Estate matters can be so emotionally fraught because money becomes the final voucher, a surrogate for the value of love, recognition, and approval over a lifetime. To be left with nothing at a parent’s death, especially despite promises otherwise, leads you to question all the love, approval, and good will that came before. At best it is disorienting and distressing. At worst it is world-shattering and leads to questioning everything else you were told or led to believe growing up. And that says nothing about the dashed expectations of inheritance you lived with for years.

Your father, unfortunately, never codified his wishes. They remained just that—wishes, not binding instructions. It is likely that he, too, believed in his wife—or wanted to. There is significant pain in never knowing for sure what his wishes and expectations were. Uncertainty—especially involving your value to a parent—is tough.

Like many men, your father felt it his first duty to support his wife for the rest of her life. He could have made legal arrangements to do that while guaranteeing that you and your brother shared in the estate upon her death. But he didn’t. Perhaps he didn’t face the issue because it meant contemplating his own death—or he thought he could override his lack of planning with the promises of his wife. It’s small comfort that few parents consider—or want to consider—whether their estate plans will create tension among their heirs. Necessary as they are, conversations about inheritance are difficult to have.

Being denied your father’s assets by your stepmother is not just a broken promise and an act of unfairness, it is a measure of her character. You and your brother played fair; she didn’t. You honored your father’s marriage; she didn’t honor his family.
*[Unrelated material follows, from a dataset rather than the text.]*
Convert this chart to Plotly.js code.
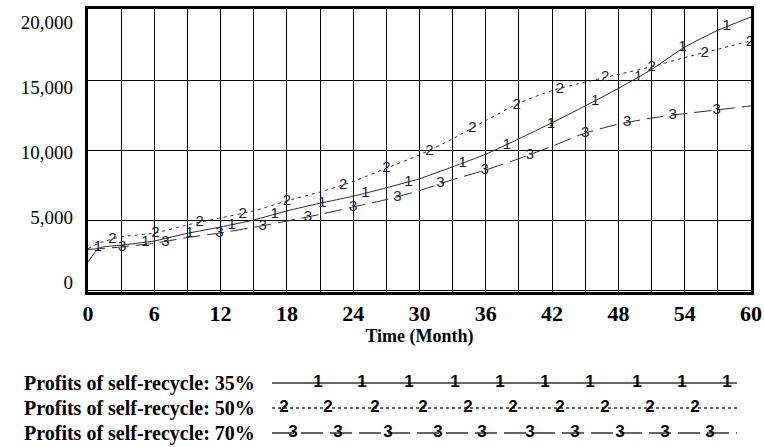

You likely feel doubly cheated—by her failure to give you what any account of fairness would consider your inheritance and by having accorded her so much good will over the years. Nevertheless, if some or all the assets pre-dated the marriage, you may have a legal claim to explore.

Instead of inheriting some tangible recognition of your existence, your bequest is the jumble of emotions that follow betrayal—shock, anger, disappointment, loss and grief, the wound to self-esteem, and the coup de grâce of doubt about basic relationships. It’s a large load to carry. But at some point, you have to accept the unfairness created by the shortcomings of others.